▶ [Challenge]:
Report every line in the listing below where the string "this" shows up.

▶ [Rows]:
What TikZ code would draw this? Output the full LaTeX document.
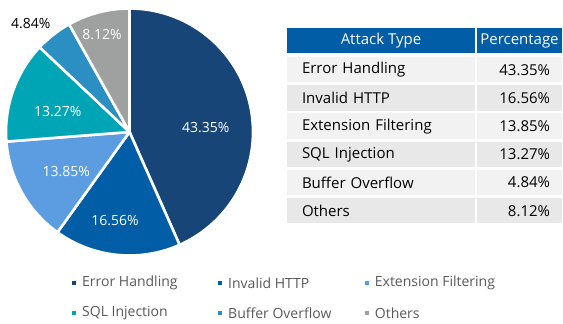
\documentclass[tikz,border=0pt]{standalone}
\usepackage{fontspec}
\setmainfont{Open Sans}
\usepackage{tikz}
\usetikzlibrary{positioning}

\definecolor{cEH}{HTML}{174578}
\definecolor{cIH}{HTML}{005DA6}
\definecolor{cEF}{HTML}{5C9DE2}
\definecolor{cSQL}{HTML}{00A5B5}
\definecolor{cBO}{HTML}{2B8FC3}
\definecolor{cOT}{HTML}{9EA19F}
\definecolor{rowA}{HTML}{F2F2F2}
\definecolor{rowB}{HTML}{E8E8E8}
\definecolor{legtext}{HTML}{595959}

\tikzset{
  slice/.style={draw=white,line width=2.6pt,line join=round},
  pielbl/.style={text=white,font=\fontsize{14}{16}\selectfont,inner sep=0pt},
  cell/.style={minimum height=25.5pt,inner sep=0pt,font=\fontsize{15}{18}\selectfont},
  legbox/.style={fill=#1,minimum size=4pt,inner sep=0pt},
  legtxt/.style={text=legtext,anchor=west,inner sep=0pt,font=\fontsize{14}{16}\selectfont}
}

\begin{document}
\begin{tikzpicture}[x=1pt,y=1pt]
    \useasboundingbox (0,0) rectangle (563,324);

    	% pie slices
    	\coordinate (pc) at (129.5,192);
    	\foreach \i/\a/\b/\c in {1/90/-66.06/cEH,2/-66.06/-125.68/cIH,3/-125.68/-175.54/cEF,4/-175.54/-223.31/cSQL,5/-223.31/-240.73/cBO,6/-240.73/-270/cOT}{
    		\fill[\c,slice] (pc) -- ++(\a:123.5) arc[start angle=\a,end angle=\b,radius=123.5] -- cycle;
    	}

    	\node[pielbl] (lEH) at (205.7,196.7) {43.35\%};
    	\node[pielbl] (lIH) at (115,103.3) {16.56\%};
    	\node[pielbl] (lEF) at (66.3,152.7) {13.85\%};
    	\node[pielbl] (lSQL) at (57.7,212.3) {13.27\%};
    	\node[pielbl] (lOT) at (102,289) {8.12\%};
    	\node[pielbl,text=black] (lBO) at (30.7,300.3) {4.84\%};

    	% table
    	\node[cell,fill=cIH,text=white,minimum width=188pt] (hType) at (381,283.5) {Attack Type};
    	\node[cell,fill=cIH,text=white,minimum width=85pt] (hPct) at (519.5,283.5) {Percentage};
    	\foreach \i/\name/\val/\rc in {1/Error Handling/43.35/rowA,2/Invalid HTTP/16.56/rowB,3/Extension Filtering/13.85/rowA,4/SQL Injection/13.27/rowB,5/Buffer Overflow/4.84/rowA,6/Others/8.12/rowB}{
    		\node[cell,fill=\rc,minimum width=188pt,text width=158pt,align=left] 
    		(t\i) at (381,254.25-28.2*\i+28.2) {\name};
    		\node[cell,fill=\rc,minimum width=85pt,text width=61pt,align=right] 
    		(p\i) at (519.5,254.25-28.2*\i+28.2) {\val\%};
    	}

    	% legend
    	\foreach \i/\name/\c/\x/\y in {1/Error Handling/cEH/74/41,2/Invalid HTTP/cIH/220/41,3/Extension Filtering/cEF/366.7/41,4/SQL Injection/cSQL/74/11,5/Buffer Overflow/cBO/220/11,6/Others/cOT/366.7/11}{
    		\node[legbox=\c] (m\i) at (\x,\y) {};
    		\node[legtxt] (g\i) at (\x+8,\y) {\name};
    	}
    \end{tikzpicture}
\end{document}
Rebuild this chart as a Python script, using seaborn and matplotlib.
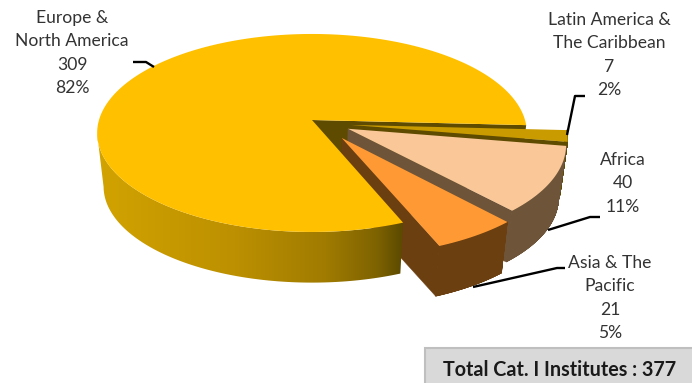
import numpy as np
import matplotlib
matplotlib.use("Agg")
import matplotlib.pyplot as plt
from matplotlib.collections import PolyCollection
from matplotlib.colors import LinearSegmentedColormap
from matplotlib.patches import Polygon, Rectangle
import seaborn as sns

# Institutes per region, clockwise from the start angle
regions = ["Latin America &\nThe Caribbean", "Africa", "Asia & The\nPacific", "Europe &\nNorth America"]
institutes = [7, 40, 21, 309]
shares = ["2%", "11%", "5%", "82%"]
total_text = "Total Cat. I Institutes : 377"

sns.set_theme(style="white")
plt.rcParams["font.family"] = ["Lato", "DejaVu Sans"]

top_colors = sns.color_palette(["#C99B00", "#FAC898", "#FF9933", "#FFC000"])
wall_colors = sns.color_palette(["#5E4B00", "#6E5438", "#6B3F10", "#5E4B00"])
explode = [(0.18, -0.05), (0.167, -0.089), (0.136, -0.18), (0.0, 0.0)]

CX, CY = 312, 120
SX, SY, TILT = 213, 97.3, 0.131
DEPTH, SHRINK = 54, 0.97
START = -3.0


def project(u, v):
    w = 1 + TILT * v
    return SX * u / w, SY * v / w


def to_canvas(x, y, lower=False):
    if lower:
        return CX + x * SHRINK, CY - y * SHRINK + DEPTH
    return CX + x, CY - y


def outline(a0, a1, off):
    a = np.radians(np.linspace(a0, a1, 400))
    px, py = project(np.cos(a) + off[0], np.sin(a) + off[1])
    ox, oy = project(off[0], off[1])
    return (
        np.column_stack(to_canvas(px, py)),
        np.column_stack(to_canvas(px, py, lower=True)),
        np.array(to_canvas(ox, oy)),
        np.array(to_canvas(ox, oy, lower=True)),
    )


def rim_quads(up, low):
    return [np.array([up[k], up[k + 1], low[k + 1], low[k]]) for k in range(len(up) - 1)]


fig, ax = plt.subplots(figsize=(6.92, 3.83), dpi=100)
fig.subplots_adjust(0, 0, 1, 1)
ax.set_axis_off()

wall_ramp = LinearSegmentedColormap.from_list(
    "wall", [(0, "#D2A300"), (0.45, "#BC9000"), (0.75, "#A07B00"), (0.92, "#7D6200"), (1, "#5C4A00")]
)

spans = np.array(institutes) / sum(institutes) * 360
edges = START - np.concatenate([[0], np.cumsum(spans)])

# Exploded slices: the cut wall, the outer wall, then the top face
for i, base in zip([0, 1, 2], [2, 5, 8]):
    up, low, tip_up, tip_low = outline(edges[i], edges[i + 1], explode[i])
    ax.add_patch(Polygon(np.array([tip_up, up[-1], low[-1], tip_low]), closed=True,
                         fc=wall_colors[i], ec=wall_colors[i], lw=0.3, zorder=base))
    ax.add_collection(PolyCollection(rim_quads(up, low), facecolors=wall_colors[i],
                                     edgecolors=wall_colors[i], linewidths=0.4, zorder=base + 1))
    ax.add_patch(Polygon(np.vstack([tip_up, up]), closed=True, fc=top_colors[i], ec="none", zorder=base + 2))

# Main slice: its cut wall sits behind the others, its rim and face in front of their walls
up, low, tip_up, tip_low = outline(edges[3], edges[4], explode[3])
ax.add_patch(Polygon(np.array([tip_up, up[-1], low[-1], tip_low]), closed=True,
                     fc=wall_colors[3], ec="none", zorder=1))

# The rim runs from the cut to the leftmost point of the ellipse, shaded left to right
left = int(np.argmin(up[:, 0])) + 1
rim = np.vstack([up[:left], low[:left][::-1]])
shade = ax.imshow(np.linspace(0, 1, 256)[None, :], cmap=wall_ramp, aspect="auto",
                  extent=(rim[:, 0].min(), rim[:, 0].max(), 383, 0), zorder=11)
shade.set_clip_path(Polygon(rim, closed=True, transform=ax.transData))
ax.add_patch(Polygon(np.vstack([tip_up, up]), closed=True, fc=top_colors[3], ec="none", zorder=12))

# Leader lines from each label to its slice
leaders = [
    [(567, 135), (575, 96), (585, 96)],
    [(548, 230), (590, 217), (600, 217)],
    [(473, 287), (557, 268), (565, 268)],
    [(133, 62), (146, 62), (154, 67)],
]
for pts in leaders:
    xs, ys = zip(*pts)
    ax.plot(xs, ys, color="black", lw=1.7, zorder=40, solid_capstyle="butt")

# Data labels: name, count, share
label_pos = [(609, 20), (623, 160), (610, 263), (72, 18)]
for name, n, pct, (lx, ly) in zip(regions, institutes, shares, label_pos):
    lines = name.split("\n") + [str(n), pct]
    for k, line in enumerate(lines):
        ax.text(lx, ly + k * 23.3, line, ha="center", va="center", fontsize=12.6,
                color="#333333", zorder=50)

ax.add_patch(Rectangle((425, 348), 280, 50, fc="#D9D9D9", ec="#BFBFBF", lw=1.5, zorder=45))
ax.text(560, 370, total_text, ha="center", va="center", fontsize=14.2, fontweight="bold",
        color="#1A1A1A", zorder=50)

ax.set_xlim(0, 692)
ax.set_ylim(383, 0)
fig.savefig("out.png", dpi=100, facecolor="white")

▶ [Written response]:
What TikZ code would draw this? Output the full LaTeX document.
Rebuild this chart as a Python script, using seaborn and matplotlib.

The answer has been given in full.